Large Language Models and Transformers Overview#

TLDR

  • Transformers are now widely used because they

    • scale extremely well

    • perform well across a range of tasks

  • Transformers were introduced in the paper Attention is all you need

    • The general is not different from small language models

    • The challenge a model that can flexibly learn language patterns in an efficient way

  • The key ideas are

    • attention can be further subcomposed into the queries, keys, and values

    • using softmax for layer activation

    • decoder and encoder stacks

Transformers#

Transformers are getting the most attention because they’re the NN architecture which can be reasonably be trained and produces the a great output. Transformers are able to capture patterns in the data in practice that previous architectures could not. Previous model structures markov chain approach weren’t flexible enough to learn the nuances of the same way neural net can. Previous Neural Network architectures had scaling or gradient problems where during training parameter estimation was taking too long or just failed. Transformers are structured in a manner that allows them to be trained readily and stably. And importantly they are just really good in many applications.

The main ideas Transformer#

This is the original picture of a transformer from the paper Attention is all you need. It seems complicated but really a few core intuitive ideas make the whole thing work which is quite amazing. Transformers and this paper, covered extensively so won’t go into detail, we’ll just cover the highlights and provide references to the best materials.

../_images/EncoderDecoder.png

Fig. 3 The famous image from the Attention Is All You Need paper#

The parts we’re going to highlight are

  • Attention, comprised of a Query Key and Value

  • Decoder and Encoder

  • Softmax transform

Attention, Self Attention, and Positional Encoding#

This is the biggest idea as evidenced by the Attention is all you need[VSP+23] paper name itself. The name attention indicates the core idea, In essence the model figures out what parts of its input it should “care about” and “what it shouldn’t. Think of the following question.

I went to the grocery store and hardware store, walked around and bought nails and bread. Which did I buy where?

As a human what do you pay attention to and, and what do you ignore?
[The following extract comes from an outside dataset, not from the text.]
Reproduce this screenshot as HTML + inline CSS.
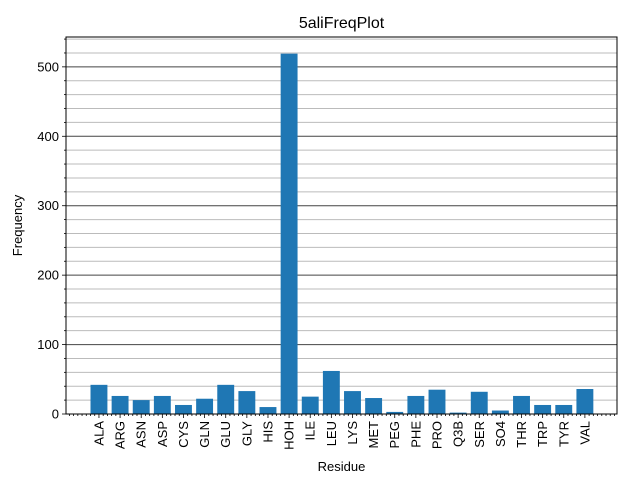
<!DOCTYPE html>
<html><head><meta charset="utf-8"><style>
body{margin:0;background:#fff;font-family:"Liberation Sans","DejaVu Sans",sans-serif}
</style></head><body>
<svg id="c" width="640" height="480" xmlns="http://www.w3.org/2000/svg"></svg>
<script>
const categories=["ALA","ARG","ASN","ASP","CYS","GLN","GLU","GLY","HIS","HOH","ILE","LEU","LYS","MET","PEG","PHE","PRO","Q3B","SER","SO4","THR","TRP","TYR","VAL"];
const values=[42,26,20,26,13,22,42,33,10,519,25,62,33,23,3,26,35,2,32,5,26,13,13,36];
const yTicks=[0,100,200,300,400,500];
const L=66,R=617,T=37,B=414,xMin=-1.56,xMax=24.52,yMax=543;
const X=v=>L+(v-xMin)/(xMax-xMin)*(R-L);
const Y=v=>B-v/yMax*(B-T);
const s=document.getElementById('c');const NS="http://www.w3.org/2000/svg";
function mk(t,a,p){const e=document.createElementNS(NS,t);for(const k in a)e.setAttribute(k,a[k]);(p||s).appendChild(e);return e;}
for(let v=20;v<yMax;v+=20){if(v%100===0)continue;
const g=mk('line',{x1:L,x2:R,y1:Y(v),y2:Y(v),stroke:'#bbb','stroke-width':1});

const t=mk('line',{x1:L-2,x2:L,y1:Y(v),y2:Y(v),stroke:'#000','stroke-width':0.8});
}
yTicks.forEach(v=>{
if(v>0){const g=mk('line',{x1:L,x2:R,y1:Y(v),y2:Y(v),stroke:'#444','stroke-width':1});
}
const t=mk('line',{x1:L-4,x2:L,y1:Y(v),y2:Y(v),stroke:'#000','stroke-width':0.8});

const l=mk('text',{x:L-7,y:Y(v)+4.5,'text-anchor':'end','font-size':13});l.textContent=v;
});
const bw=0.8*(X(1)-X(0));
values.forEach((v,i)=>{const r=mk('rect',{x:X(i)-bw/2,y:Y(v),width:bw,height:B-Y(v),fill:'#1f77b4'});
});
for(let k=Math.ceil(xMin*5);k<=xMax*5;k++){const v=k/5;if(Math.abs(v-Math.round(v))<1e-6&&v>=0&&v<categories.length)continue;
const t=mk('line',{x1:X(v),x2:X(v),y1:B,y2:B+2,stroke:'#000','stroke-width':0.8});
}
categories.forEach((c,i)=>{const x=X(i);
const t=mk('line',{x1:x,x2:x,y1:B,y2:B+4,stroke:'#000','stroke-width':0.8});

const l=mk('text',{x:x+4.5,y:B+7,'text-anchor':'end','font-size':13,transform:`rotate(-90 ${x+4.5} ${B+7})`});l.textContent=c;
});
const f=mk('rect',{x:L,y:T,width:R-L,height:B-T,fill:'none',stroke:'#000','stroke-width':1});

const ti=mk('text',{x:(L+R)/2,y:28,'text-anchor':'middle','font-size':16});ti.textContent='5aliFreqPlot';

const xt=mk('text',{x:(L+R)/2,y:471,'text-anchor':'middle','font-size':13});xt.textContent='Residue';

const yt=mk('text',{x:22,y:(T+B)/2,'text-anchor':'middle','font-size':13,transform:`rotate(-90 22 ${(T+B)/2})`});yt.textContent='Frequency';

</script>
</body></html>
I’m sure you can explain it generally, but most of us, if asked to write a generalizable mathematical rule, would struggle.

The paper authors did write one such rule, called attention, and as of now nearly everyone is using it.

The core parts of attention are a

  1. Query

  2. Key

  3. Value

Here’s an analogy from Lih Verma

You login to medium and search for some topic of interest — This is Query
Medium has a database of article Title and hash key of article itself — key and Value
Define some similarity between your query and titles in database — ex Dot product of Query and Key
Extract the hash key with maximum match
Return article(Value) corresponding to has key obtained

The explanation in blog post where a transformer is handmade also provides a great intuition, especially because the QKV matrix weights are set by hand leaving no ambiguity whatsoever in the calculation.

Softmax#

Softmax basically takes a vector of arbitrary length and turns it into a proper probability vector. In math it can look a little scary.

\[ \sigma(x)_j = \frac{e^{x_j}}{\sum_k e^{x_k}} \]

But in practice its quite simple. Here’s softmax implemented when implemented in libraries with broadcasting. Here’s the one liner.

x = [.3, 1.2, .8]
np.exp(x)/sum(np.exp(x))

And here’s the output.

array([0.19575891, 0.48148922, 0.32275187])

Now x has been transformed to a proper probability. In transformers softmax is prominently used at the end. However it’s also used within each self attention head as a normalizer and activation function which you can see in Flax here.

Relu activation vs Softmax

I’ve only skimmed this paper but it seems to offer a intuition on why softmax is a good activation function. https://arxiv.org/pdf/2302.06461.pdf

Decoder and Encoder Stacks#

When in the weeds of transformers architecture you’ll hear about encoder models, decoder models, and encoder decoder models. I have a loose grasp on this right now. This website explains it well but there are some nuances between decoder only, and encoder/decoder models that I don’t fully understand.